Conde Nast is no small potatoes in the media industry. It’s the publisher of ARS Technica, GQ, Teen Vogue, The New Yorker, Vanity Fair, Vogue, Wired, among other popular magazines.
Conde Nast is a major anchor tenant in the new World Trade Center. The publisher withheld rent payment in January as it asked for rent discounts and a reduction in square footage. The publisher plans not to pay rent until a resolution is found.
A filing with the Port Authority of New York and New Jersey, a co-owner of One World Trade, “believes it has strong contractual rights to enforce full payment by Advance (Advance Publications Inc, owner of Conde Nast) which it intends to assert.”
Advance has been in discussions with the Port Authority and another co-owners of the building, Durst Organization, to renegotiate a 25-year lease with Conde Nast.
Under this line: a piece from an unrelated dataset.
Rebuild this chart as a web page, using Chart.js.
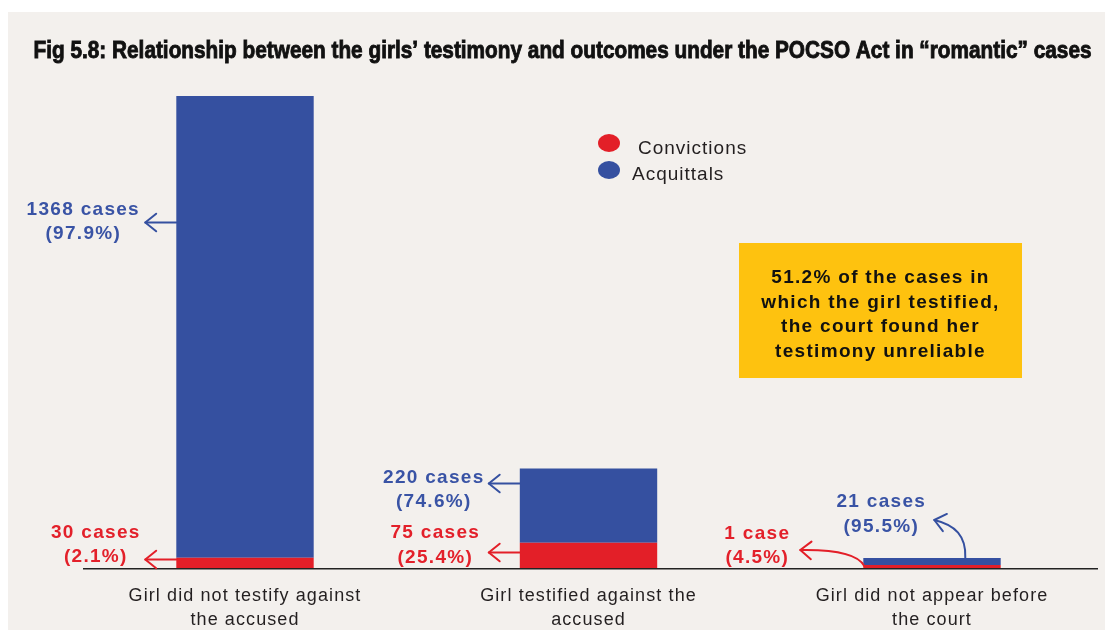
<!DOCTYPE html>
<html><head><meta charset="utf-8">
<script src="https://cdn.jsdelivr.net/npm/chart.js@4.4.1/dist/chart.umd.min.js"></script>
<style>html,body{margin:0;padding:0;background:#fff;} #wrap{width:1105px;height:630px;position:relative;}</style>
</head><body><div id="wrap"><canvas id="c" width="1105" height="630"></canvas></div>
<script>
// ---------- data ----------
const categories = [["Girl did not testify against","the accused"],["Girl testified against the","accused"],["Girl did not appear before","the court"]];
const seriesNames = ["Convictions","Acquittals"];
const convictions = [30, 75, 1];
const acquittals = [1368, 220, 21];
const convictionLabels = [["30 cases","(2.1%)"],["75 cases","(25.4%)"],["1 case","(4.5%)"]];
const acquittalLabels = [["1368 cases","(97.9%)"],["220 cases","(74.6%)"],["21 cases","(95.5%)"]];
const titleText = "Fig 5.8: Relationship between the girls\u2019 testimony and outcomes under the POCSO Act in \u201cromantic\u201d cases";
const noteLines = ["51.2% of the cases in","which the girl testified,","the court found her","testimony unreliable"];

// ---------- styles ----------
const RED = '#e31f28', BLUE = '#3550a0', BLUE_TXT = '#3953a5', RED_TXT = '#e3202a';
const BG = '#f3f0ed', YELLOW = '#fec20f', INK = '#231f20';
const yMax = convictions[0] + acquittals[0];

// annotation layout (arrow anchor in data units, label offsets from arrow tip)
const straightArrows = [
  {ds:1, i:0, at:1025, labels:acquittalLabels[0], dx:-62,   b:[-8,16]},
  {ds:0, i:0, at:27,   labels:convictionLabels[0], dx:-49.5, b:[-22,2]},
  {ds:1, i:1, at:252,  labels:acquittalLabels[1], dx:-55,   b:[-1,23]},
  {ds:0, i:1, at:47,   labels:convictionLabels[1], dx:-53.5, b:[-15,10]}
];

function arrowHead(ctx, tx, ty, dx, dy, len, ang) {
  const a = Math.atan2(dy, dx);
  ctx.beginPath();
  ctx.moveTo(tx - len*Math.cos(a - ang), ty - len*Math.sin(a - ang));
  ctx.lineTo(tx, ty);
  ctx.lineTo(tx - len*Math.cos(a + ang), ty - len*Math.sin(a + ang));
  ctx.stroke();
}
function twoLines(ctx, lines, cx, y1, y2, color) {
  ctx.fillStyle = color;
  ctx.font = 'bold 19px "Liberation Sans", Arial, sans-serif';
  ctx.letterSpacing = '1.3px';
  ctx.textAlign = 'center';
  ctx.textBaseline = 'alphabetic';
  ctx.fillText(lines[0], cx, y1);
  ctx.fillText(lines[1], cx, y2);
}

const decor = {
  id: 'decor',
  beforeDraw(chart) {
    const ctx = chart.ctx;
    ctx.save();
    ctx.fillStyle = '#ffffff';
    ctx.fillRect(0, 0, chart.width, chart.height);
    ctx.fillStyle = BG;
    ctx.fillRect(8, 12, chart.width - 8, chart.height - 12);
    ctx.restore();
    ctx.letterSpacing = '1.1px';
  },
  afterDatasetsDraw(chart) {
    const ctx = chart.ctx;
    const ys = chart.scales.y, ca = chart.chartArea;
    const base = ys.getPixelForValue(0);
    ctx.save();
    // axis line
    ctx.strokeStyle = '#222';
    ctx.lineWidth = 1.5;
    ctx.beginPath();
    ctx.moveTo(ca.left + 9.75, base + 0.75);
    ctx.lineTo(ca.right - 5.75, base + 0.75);
    ctx.stroke();

    // title (condensed bold)
    ctx.fillStyle = '#111';
    ctx.strokeStyle = '#111';
    ctx.lineWidth = 0.9;
    ctx.font = 'bold 24px "Liberation Sans", Arial, sans-serif';
    ctx.letterSpacing = '0px';
    ctx.textAlign = 'center';
    ctx.textBaseline = 'alphabetic';
    const tw = ctx.measureText(titleText).width;
    ctx.save();
    ctx.translate(562.5, 57.5);
    ctx.scale(1058 / tw, 1);
    ctx.fillText(titleText, 0, 0);
    ctx.strokeText(titleText, 0, 0);
    ctx.restore();

    // legend
    const legendItems = [
      {c: chart.data.datasets[0].backgroundColor, t: chart.data.datasets[0].label, cx: 609, cy: 143, tx: 638, ty: 154},
      {c: chart.data.datasets[1].backgroundColor, t: chart.data.datasets[1].label, cx: 609, cy: 170, tx: 632, ty: 180}
    ];
    legendItems.forEach(it => {
      ctx.fillStyle = it.c;
      ctx.beginPath();
      ctx.ellipse(it.cx, it.cy, 11, 9, 0, 0, Math.PI*2);
      ctx.fill();
      ctx.fillStyle = INK;
      ctx.font = '19px "Liberation Sans", Arial, sans-serif';
      ctx.letterSpacing = '1px';
      ctx.textAlign = 'left';
      ctx.fillText(it.t, it.tx, it.ty);
    });

    // note box
    ctx.fillStyle = YELLOW;
    ctx.fillRect(739, 243, 283, 135);
    ctx.fillStyle = '#111';
    ctx.font = 'bold 19px "Liberation Sans", Arial, sans-serif';
    ctx.letterSpacing = '1.3px';
    ctx.textAlign = 'center';
    noteLines.forEach((l, k) => ctx.fillText(l, 880.5, 283 + k*24.7));

    // straight arrows + labels
    ctx.lineWidth = 2;
    ctx.lineCap = 'round';
    ctx.lineJoin = 'round';
    straightArrows.forEach(a => {
      const el = chart.getDatasetMeta(a.ds).data[a.i];
      const left = el.x - el.width/2;
      const y = Math.round(ys.getPixelForValue(a.at)) + 0.5;
      const tip = left - 31;
      const col = a.ds === 0 ? RED : BLUE;
      ctx.strokeStyle = col;
      ctx.beginPath();
      ctx.moveTo(left, y); ctx.lineTo(tip, y); ctx.stroke();
      arrowHead(ctx, tip, y, -1, 0, 14, 0.68);
      twoLines(ctx, a.labels, tip + a.dx, y + a.b[0], y + a.b[1], a.ds === 0 ? RED_TXT : BLUE_TXT);
    });

    // curved arrows for third bar
    const r3 = chart.getDatasetMeta(0).data[2];
    const b3 = chart.getDatasetMeta(1).data[2];
    const L = r3.x - r3.width/2, B = r3.base;
    ctx.strokeStyle = RED;
    let sx = L + 1, sy = B - 2, cx1 = L - 8, cy1 = B - 19, ex = L - 63, ey = B - 18;
    ctx.beginPath(); ctx.moveTo(sx, sy); ctx.quadraticCurveTo(cx1, cy1, ex, ey); ctx.stroke();
    arrowHead(ctx, ex, ey, ex - cx1, ey - cy1 - 3, 14, 0.68);
    twoLines(ctx, convictionLabels[2], ex - 43, ey - 11, ey + 13, RED_TXT);
    ctx.strokeStyle = BLUE;
    sx = L + 102; sy = b3.y;
    const c1x = L + 103, c1y = B - 32, c2x = L + 92, c2y = B - 43;
    ex = L + 71; ey = B - 48;
    ctx.beginPath(); ctx.moveTo(sx, sy); ctx.bezierCurveTo(c1x, c1y, c2x, c2y, ex, ey); ctx.stroke();
    arrowHead(ctx, ex, ey, ex - c2x, ey - c2y, 14, 0.68);
    twoLines(ctx, acquittalLabels[2], ex - 53, ey - 13, ey + 12, BLUE_TXT);

    ctx.restore();
    ctx.letterSpacing = '0px';
  }
};

new Chart(document.getElementById('c'), {
  type: 'bar',
  data: {
    labels: categories,
    datasets: [
      {label: seriesNames[0], data: convictions, backgroundColor: RED, borderWidth: 0, minBarLength: 3, order: -1},
      {label: seriesNames[1], data: acquittals, backgroundColor: BLUE, borderWidth: 0, order: 0}
    ]
  },
  options: {
    responsive: false,
    animation: false,
    devicePixelRatio: 1,
    layout: {padding: {left: 73.25, right: 1.25, top: 96, bottom: 0}},
    datasets: {bar: {categoryPercentage: 1, barPercentage: 0.4}},
    plugins: {legend: {display: false}, tooltip: {enabled: false}, title: {display: false}},
    scales: {
      x: {
        stacked: true,
        grid: {display: false, drawTicks: false},
        border: {display: false},
        ticks: {color: INK, padding: 17, maxRotation: 0, autoSkip: false,
                font: {family: '"Liberation Sans", Arial, sans-serif', size: 18, lineHeight: 1.28}},
        afterFit: (s) => { s.height = 62; }
      },
      y: {stacked: true, display: false, min: 0, max: yMax}
    }
  },
  plugins: [decor]
});
</script>
</body></html>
An Advance spokesman told WSJ: “Advance continues to be in discussions about bringing the lease in 1WTC into line with current market conditions and its ongoing needs at that location. We are also considering alternative solutions to address these requirements.”
Conde Nast, like many publishers, is going through financial troubles. Last year, it laid off 100 employees and furloughed another 100. It has also taken steps to reduce working hours for some employees.
“These companies are entirely capable of satisfying their legal obligations, and the Port Authority has strong rights to enforce full payment,” Ben Branham, a spokesman for the Port Authority, said.
Declining advertising revenue is an ominous sign that Conde Nast will have to continue downsizing as it attempts to stop hemorrhaging cash. So far, the company has laid off and furloughed hundreds of employees to now skipping out on rent as it attempts to survive the pandemic.
This is more bad news for New York City’s commercial real estate on shaky ground.